__Problem statement__: In the records below, find the line with "Clone this diagram in TikZ." and the line with "(mofplist) at (548,304)"; return exactly those lines and every line between them.

__Given information__:
──────
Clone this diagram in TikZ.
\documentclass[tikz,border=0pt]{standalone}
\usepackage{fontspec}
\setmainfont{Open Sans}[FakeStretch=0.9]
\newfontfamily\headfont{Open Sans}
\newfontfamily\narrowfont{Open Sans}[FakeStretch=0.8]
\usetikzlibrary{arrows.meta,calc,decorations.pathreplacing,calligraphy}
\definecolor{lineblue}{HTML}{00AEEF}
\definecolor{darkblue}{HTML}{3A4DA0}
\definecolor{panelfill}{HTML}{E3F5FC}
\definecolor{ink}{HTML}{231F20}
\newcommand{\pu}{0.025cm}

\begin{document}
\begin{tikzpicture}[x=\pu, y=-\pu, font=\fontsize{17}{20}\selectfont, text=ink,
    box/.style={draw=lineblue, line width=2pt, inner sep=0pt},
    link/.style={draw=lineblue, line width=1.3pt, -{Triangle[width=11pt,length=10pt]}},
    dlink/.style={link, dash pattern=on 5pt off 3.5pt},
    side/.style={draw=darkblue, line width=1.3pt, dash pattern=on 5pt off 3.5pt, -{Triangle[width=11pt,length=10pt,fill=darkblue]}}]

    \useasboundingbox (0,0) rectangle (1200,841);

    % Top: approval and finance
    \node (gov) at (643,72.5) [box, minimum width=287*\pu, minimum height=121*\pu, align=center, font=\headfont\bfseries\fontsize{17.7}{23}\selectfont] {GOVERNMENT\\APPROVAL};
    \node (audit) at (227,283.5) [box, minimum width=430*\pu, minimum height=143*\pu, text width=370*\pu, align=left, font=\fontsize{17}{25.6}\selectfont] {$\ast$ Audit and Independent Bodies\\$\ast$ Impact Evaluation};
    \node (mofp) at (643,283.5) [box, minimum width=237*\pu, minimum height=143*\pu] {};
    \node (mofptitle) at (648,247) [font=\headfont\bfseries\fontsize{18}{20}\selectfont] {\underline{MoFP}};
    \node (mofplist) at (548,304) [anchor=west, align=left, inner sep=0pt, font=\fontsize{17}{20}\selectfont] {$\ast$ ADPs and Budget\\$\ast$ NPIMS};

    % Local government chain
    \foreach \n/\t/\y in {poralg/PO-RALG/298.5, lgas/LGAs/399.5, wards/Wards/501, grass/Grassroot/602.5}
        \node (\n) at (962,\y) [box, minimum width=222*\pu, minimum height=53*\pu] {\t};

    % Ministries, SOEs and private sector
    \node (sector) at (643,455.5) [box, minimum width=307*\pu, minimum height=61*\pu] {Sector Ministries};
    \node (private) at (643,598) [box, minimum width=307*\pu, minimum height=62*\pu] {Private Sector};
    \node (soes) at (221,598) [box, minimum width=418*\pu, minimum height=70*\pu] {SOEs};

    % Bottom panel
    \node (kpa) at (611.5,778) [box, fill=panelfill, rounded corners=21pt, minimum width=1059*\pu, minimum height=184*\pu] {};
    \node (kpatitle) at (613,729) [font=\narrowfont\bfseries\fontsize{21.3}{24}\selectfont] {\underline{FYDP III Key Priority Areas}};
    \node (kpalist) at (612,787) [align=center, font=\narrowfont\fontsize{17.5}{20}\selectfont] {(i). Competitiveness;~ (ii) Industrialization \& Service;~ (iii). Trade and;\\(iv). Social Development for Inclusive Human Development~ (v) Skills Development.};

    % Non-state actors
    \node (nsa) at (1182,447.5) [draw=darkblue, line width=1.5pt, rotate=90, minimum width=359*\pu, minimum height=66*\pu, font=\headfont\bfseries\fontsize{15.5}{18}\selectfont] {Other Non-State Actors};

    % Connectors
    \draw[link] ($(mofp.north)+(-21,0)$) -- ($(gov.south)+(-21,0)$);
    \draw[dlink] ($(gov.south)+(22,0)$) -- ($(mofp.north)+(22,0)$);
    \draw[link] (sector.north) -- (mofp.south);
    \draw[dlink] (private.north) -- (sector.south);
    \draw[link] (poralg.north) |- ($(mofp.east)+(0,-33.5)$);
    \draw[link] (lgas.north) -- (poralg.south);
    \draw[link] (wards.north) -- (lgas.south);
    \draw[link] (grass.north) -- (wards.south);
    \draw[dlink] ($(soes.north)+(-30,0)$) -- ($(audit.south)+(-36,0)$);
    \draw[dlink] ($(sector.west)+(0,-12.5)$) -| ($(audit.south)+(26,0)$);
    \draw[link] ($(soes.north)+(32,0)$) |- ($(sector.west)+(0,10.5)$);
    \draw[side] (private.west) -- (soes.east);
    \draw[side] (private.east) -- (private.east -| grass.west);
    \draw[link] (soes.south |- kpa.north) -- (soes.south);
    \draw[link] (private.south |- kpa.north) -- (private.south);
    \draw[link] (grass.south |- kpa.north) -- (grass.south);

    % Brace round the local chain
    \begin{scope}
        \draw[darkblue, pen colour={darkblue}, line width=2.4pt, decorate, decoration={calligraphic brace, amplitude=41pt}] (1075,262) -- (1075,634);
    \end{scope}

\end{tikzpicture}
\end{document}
──────
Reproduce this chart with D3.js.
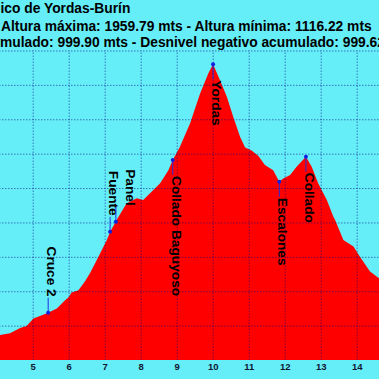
──────
__Solution for this exercise__:
Clone this diagram in TikZ.
\documentclass[tikz,border=0pt]{standalone}
\usepackage{fontspec}
\setmainfont{Open Sans}[FakeStretch=0.9]
\newfontfamily\headfont{Open Sans}
\newfontfamily\narrowfont{Open Sans}[FakeStretch=0.8]
\usetikzlibrary{arrows.meta,calc,decorations.pathreplacing,calligraphy}
\definecolor{lineblue}{HTML}{00AEEF}
\definecolor{darkblue}{HTML}{3A4DA0}
\definecolor{panelfill}{HTML}{E3F5FC}
\definecolor{ink}{HTML}{231F20}
\newcommand{\pu}{0.025cm}

\begin{document}
\begin{tikzpicture}[x=\pu, y=-\pu, font=\fontsize{17}{20}\selectfont, text=ink,
    box/.style={draw=lineblue, line width=2pt, inner sep=0pt},
    link/.style={draw=lineblue, line width=1.3pt, -{Triangle[width=11pt,length=10pt]}},
    dlink/.style={link, dash pattern=on 5pt off 3.5pt},
    side/.style={draw=darkblue, line width=1.3pt, dash pattern=on 5pt off 3.5pt, -{Triangle[width=11pt,length=10pt,fill=darkblue]}}]

    \useasboundingbox (0,0) rectangle (1200,841);

    % Top: approval and finance
    \node (gov) at (643,72.5) [box, minimum width=287*\pu, minimum height=121*\pu, align=center, font=\headfont\bfseries\fontsize{17.7}{23}\selectfont] {GOVERNMENT\\APPROVAL};
    \node (audit) at (227,283.5) [box, minimum width=430*\pu, minimum height=143*\pu, text width=370*\pu, align=left, font=\fontsize{17}{25.6}\selectfont] {$\ast$ Audit and Independent Bodies\\$\ast$ Impact Evaluation};
    \node (mofp) at (643,283.5) [box, minimum width=237*\pu, minimum height=143*\pu] {};
    \node (mofptitle) at (648,247) [font=\headfont\bfseries\fontsize{18}{20}\selectfont] {\underline{MoFP}};
    \node (mofplist) at (548,304) [anchor=west, align=left, inner sep=0pt, font=\fontsize{17}{20}\selectfont] {$\ast$ ADPs and Budget\\$\ast$ NPIMS};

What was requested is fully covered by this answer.